### Task details
Set down the data below from its first line to the line holding "import plotly.graph_objects as go", inclusive; omit all pictures.
>> START Source excerpt
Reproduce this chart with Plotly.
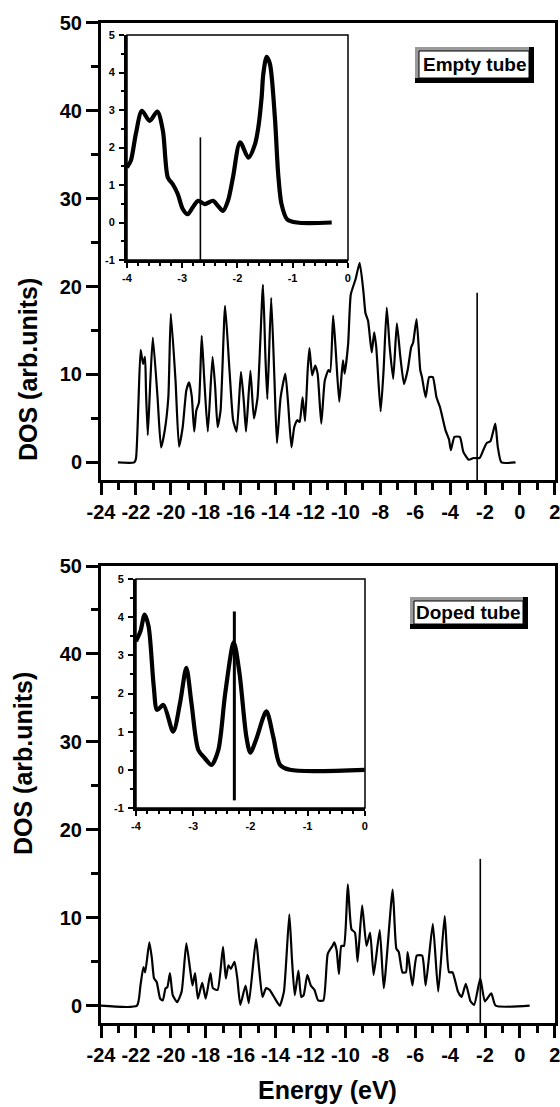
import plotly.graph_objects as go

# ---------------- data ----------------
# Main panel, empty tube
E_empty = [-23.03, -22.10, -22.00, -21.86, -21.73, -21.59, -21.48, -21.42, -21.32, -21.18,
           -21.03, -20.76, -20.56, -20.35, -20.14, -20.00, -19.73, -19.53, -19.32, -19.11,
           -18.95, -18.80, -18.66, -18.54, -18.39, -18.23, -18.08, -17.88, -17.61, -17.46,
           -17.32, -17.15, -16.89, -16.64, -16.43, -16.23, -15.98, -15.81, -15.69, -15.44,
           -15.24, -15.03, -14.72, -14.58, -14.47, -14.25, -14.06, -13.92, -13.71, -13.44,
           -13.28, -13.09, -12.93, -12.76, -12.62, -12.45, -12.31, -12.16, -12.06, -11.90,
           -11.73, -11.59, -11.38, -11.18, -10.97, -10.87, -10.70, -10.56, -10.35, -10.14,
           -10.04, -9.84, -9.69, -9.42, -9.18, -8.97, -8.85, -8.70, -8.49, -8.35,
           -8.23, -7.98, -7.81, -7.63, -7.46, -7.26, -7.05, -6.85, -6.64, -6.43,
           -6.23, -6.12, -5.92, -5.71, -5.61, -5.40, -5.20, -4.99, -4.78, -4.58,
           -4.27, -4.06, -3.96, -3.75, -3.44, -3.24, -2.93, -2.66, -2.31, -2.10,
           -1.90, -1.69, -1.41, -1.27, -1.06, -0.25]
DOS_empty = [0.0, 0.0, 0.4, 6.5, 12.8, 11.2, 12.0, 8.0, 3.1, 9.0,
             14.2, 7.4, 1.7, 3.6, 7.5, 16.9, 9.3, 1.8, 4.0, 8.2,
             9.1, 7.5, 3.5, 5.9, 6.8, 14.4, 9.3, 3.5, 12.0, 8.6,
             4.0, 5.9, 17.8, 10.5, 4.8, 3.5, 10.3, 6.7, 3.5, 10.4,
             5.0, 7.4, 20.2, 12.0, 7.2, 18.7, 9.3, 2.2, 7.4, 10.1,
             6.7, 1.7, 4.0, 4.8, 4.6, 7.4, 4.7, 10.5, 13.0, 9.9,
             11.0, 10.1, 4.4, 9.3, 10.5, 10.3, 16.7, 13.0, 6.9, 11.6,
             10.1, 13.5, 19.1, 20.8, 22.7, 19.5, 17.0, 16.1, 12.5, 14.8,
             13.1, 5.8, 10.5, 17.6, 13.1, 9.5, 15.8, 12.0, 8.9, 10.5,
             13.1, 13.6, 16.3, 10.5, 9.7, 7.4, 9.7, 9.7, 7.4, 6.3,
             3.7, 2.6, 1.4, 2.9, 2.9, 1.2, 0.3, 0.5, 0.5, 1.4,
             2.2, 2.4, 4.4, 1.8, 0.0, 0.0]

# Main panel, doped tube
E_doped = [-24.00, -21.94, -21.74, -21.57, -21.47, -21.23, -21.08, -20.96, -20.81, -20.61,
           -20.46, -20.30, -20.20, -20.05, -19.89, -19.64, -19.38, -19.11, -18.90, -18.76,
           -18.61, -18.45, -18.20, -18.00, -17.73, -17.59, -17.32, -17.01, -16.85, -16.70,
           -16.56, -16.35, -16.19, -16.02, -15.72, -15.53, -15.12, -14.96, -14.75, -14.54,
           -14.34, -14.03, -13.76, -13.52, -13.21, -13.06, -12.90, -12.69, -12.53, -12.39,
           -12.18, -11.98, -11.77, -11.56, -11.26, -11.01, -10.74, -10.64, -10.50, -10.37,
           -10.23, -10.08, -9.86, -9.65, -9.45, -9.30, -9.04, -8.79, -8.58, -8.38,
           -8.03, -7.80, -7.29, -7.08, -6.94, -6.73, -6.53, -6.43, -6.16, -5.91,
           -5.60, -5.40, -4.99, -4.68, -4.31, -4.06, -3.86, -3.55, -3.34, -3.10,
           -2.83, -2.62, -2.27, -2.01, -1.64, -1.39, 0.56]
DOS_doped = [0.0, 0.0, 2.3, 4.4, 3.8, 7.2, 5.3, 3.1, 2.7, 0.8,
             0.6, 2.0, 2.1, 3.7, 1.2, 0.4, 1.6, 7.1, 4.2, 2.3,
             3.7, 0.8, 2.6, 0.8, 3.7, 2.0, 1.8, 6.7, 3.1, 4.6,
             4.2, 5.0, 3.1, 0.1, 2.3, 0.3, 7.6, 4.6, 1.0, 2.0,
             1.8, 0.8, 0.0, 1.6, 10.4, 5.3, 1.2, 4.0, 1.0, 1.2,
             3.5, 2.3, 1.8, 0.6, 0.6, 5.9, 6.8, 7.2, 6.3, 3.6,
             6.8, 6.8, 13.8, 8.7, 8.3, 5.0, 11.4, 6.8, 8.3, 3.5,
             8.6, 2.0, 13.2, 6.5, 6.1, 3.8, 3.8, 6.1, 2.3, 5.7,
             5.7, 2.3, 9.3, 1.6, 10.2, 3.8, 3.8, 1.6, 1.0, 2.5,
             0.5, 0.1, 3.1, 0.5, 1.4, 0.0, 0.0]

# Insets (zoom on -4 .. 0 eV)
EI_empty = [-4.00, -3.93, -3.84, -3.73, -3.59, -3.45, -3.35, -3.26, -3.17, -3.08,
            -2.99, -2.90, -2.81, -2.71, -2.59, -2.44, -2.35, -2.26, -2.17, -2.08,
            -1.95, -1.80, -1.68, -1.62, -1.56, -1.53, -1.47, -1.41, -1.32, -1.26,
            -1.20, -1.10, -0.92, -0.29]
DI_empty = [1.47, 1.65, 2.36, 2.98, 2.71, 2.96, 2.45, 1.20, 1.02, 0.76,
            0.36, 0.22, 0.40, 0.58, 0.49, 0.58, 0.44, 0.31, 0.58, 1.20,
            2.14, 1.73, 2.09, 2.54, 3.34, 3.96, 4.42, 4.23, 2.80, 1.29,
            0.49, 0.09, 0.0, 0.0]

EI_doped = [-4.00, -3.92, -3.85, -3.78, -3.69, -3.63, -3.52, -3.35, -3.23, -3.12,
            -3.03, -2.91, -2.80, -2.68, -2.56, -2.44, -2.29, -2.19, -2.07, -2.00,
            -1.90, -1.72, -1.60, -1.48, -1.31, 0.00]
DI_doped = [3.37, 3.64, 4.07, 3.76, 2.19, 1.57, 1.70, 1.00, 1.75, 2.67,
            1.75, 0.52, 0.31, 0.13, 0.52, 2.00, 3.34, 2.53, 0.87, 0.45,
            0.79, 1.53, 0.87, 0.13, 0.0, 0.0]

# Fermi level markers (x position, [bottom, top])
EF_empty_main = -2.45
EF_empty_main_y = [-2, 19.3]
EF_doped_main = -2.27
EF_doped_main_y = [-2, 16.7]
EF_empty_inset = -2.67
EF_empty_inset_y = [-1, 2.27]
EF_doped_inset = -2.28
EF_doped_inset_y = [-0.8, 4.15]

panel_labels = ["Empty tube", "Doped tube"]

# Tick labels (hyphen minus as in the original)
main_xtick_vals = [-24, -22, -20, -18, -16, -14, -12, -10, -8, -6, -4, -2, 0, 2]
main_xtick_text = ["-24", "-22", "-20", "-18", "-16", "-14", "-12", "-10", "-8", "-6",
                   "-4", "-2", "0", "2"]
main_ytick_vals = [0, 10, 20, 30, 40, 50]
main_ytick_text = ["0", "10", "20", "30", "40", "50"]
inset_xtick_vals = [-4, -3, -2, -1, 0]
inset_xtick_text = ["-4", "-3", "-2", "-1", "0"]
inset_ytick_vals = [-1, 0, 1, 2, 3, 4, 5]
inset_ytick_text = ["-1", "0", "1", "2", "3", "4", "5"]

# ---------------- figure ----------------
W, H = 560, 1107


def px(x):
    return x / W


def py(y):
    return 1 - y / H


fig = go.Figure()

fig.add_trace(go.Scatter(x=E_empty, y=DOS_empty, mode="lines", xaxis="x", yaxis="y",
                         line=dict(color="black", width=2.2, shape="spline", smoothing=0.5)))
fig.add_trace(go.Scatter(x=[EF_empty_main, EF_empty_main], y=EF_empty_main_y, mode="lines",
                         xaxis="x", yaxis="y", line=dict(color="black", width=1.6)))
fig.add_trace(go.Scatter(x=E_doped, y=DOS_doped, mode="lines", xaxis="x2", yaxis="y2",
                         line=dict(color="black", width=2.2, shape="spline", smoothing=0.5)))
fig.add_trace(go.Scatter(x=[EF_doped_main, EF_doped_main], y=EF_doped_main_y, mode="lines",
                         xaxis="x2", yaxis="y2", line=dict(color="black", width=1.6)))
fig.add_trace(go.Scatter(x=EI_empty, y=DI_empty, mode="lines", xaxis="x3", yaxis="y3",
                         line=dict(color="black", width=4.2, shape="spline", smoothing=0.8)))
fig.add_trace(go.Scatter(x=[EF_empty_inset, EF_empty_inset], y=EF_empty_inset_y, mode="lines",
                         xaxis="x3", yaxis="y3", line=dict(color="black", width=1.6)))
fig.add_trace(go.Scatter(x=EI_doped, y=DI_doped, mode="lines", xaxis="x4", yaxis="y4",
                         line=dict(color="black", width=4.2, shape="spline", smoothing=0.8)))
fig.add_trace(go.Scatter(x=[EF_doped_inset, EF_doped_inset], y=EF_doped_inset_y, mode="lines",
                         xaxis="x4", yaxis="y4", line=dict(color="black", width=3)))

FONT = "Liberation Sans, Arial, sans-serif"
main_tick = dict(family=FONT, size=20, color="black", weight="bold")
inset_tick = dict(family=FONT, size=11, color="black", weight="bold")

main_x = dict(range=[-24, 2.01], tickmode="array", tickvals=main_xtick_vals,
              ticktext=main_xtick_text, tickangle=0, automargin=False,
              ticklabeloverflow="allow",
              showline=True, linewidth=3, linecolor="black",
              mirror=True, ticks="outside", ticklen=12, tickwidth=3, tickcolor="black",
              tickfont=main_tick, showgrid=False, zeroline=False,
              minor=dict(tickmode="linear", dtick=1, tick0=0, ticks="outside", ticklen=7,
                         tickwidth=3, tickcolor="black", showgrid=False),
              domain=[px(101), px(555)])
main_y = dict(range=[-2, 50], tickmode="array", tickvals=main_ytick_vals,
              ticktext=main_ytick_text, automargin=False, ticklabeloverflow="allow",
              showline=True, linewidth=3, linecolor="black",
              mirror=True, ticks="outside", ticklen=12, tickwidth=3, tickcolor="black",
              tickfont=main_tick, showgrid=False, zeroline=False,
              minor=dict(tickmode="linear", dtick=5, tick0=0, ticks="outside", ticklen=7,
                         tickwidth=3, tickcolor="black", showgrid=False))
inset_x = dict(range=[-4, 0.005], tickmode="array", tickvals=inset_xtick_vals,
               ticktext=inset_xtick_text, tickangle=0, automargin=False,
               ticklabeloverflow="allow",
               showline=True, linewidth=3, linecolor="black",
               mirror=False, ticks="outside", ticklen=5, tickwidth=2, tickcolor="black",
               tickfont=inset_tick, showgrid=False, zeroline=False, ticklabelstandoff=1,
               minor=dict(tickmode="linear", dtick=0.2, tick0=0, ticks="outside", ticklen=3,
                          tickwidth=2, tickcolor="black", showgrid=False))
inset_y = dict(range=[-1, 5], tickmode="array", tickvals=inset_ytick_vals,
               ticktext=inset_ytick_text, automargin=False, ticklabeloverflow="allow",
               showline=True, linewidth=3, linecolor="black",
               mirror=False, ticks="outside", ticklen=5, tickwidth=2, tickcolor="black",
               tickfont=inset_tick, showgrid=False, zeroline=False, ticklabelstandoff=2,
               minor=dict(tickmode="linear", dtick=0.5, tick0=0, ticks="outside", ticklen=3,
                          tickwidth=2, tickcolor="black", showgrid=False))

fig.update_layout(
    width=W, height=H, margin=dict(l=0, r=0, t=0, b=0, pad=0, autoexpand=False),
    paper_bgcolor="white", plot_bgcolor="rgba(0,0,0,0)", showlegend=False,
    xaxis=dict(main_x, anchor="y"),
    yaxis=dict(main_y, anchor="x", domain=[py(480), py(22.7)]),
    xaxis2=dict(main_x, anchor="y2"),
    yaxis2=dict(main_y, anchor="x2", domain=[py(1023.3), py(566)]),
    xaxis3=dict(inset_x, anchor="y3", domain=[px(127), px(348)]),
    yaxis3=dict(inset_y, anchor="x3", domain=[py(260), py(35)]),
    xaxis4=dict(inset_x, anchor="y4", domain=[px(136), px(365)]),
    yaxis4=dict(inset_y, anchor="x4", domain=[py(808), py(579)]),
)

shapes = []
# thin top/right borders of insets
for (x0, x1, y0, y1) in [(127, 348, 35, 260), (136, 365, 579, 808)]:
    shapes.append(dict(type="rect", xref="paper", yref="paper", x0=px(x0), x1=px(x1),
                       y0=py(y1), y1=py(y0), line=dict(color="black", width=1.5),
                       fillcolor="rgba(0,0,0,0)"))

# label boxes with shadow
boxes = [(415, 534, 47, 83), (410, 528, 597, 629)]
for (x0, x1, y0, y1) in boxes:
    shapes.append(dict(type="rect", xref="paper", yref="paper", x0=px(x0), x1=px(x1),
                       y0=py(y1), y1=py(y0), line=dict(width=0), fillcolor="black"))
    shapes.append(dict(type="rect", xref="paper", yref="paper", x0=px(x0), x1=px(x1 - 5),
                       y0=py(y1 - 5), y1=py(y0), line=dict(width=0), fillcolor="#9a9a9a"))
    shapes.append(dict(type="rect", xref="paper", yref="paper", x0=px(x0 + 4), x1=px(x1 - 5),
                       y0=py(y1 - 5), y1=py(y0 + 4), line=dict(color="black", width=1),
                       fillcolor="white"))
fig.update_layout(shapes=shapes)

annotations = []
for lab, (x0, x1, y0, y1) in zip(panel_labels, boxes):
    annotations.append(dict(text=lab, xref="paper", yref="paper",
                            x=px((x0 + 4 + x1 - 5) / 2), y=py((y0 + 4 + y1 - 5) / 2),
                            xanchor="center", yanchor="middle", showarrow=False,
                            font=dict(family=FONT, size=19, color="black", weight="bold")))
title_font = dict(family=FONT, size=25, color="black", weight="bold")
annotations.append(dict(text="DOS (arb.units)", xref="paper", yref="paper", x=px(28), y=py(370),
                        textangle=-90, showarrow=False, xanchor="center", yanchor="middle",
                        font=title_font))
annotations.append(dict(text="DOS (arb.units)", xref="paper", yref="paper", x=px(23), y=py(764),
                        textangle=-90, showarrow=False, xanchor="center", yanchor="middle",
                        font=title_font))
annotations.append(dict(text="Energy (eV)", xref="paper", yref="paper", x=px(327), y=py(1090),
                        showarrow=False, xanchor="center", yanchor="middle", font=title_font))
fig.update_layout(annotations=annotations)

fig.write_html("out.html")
>> END Source excerpt
### Task solution
Reproduce this chart with Plotly.
import plotly.graph_objects as go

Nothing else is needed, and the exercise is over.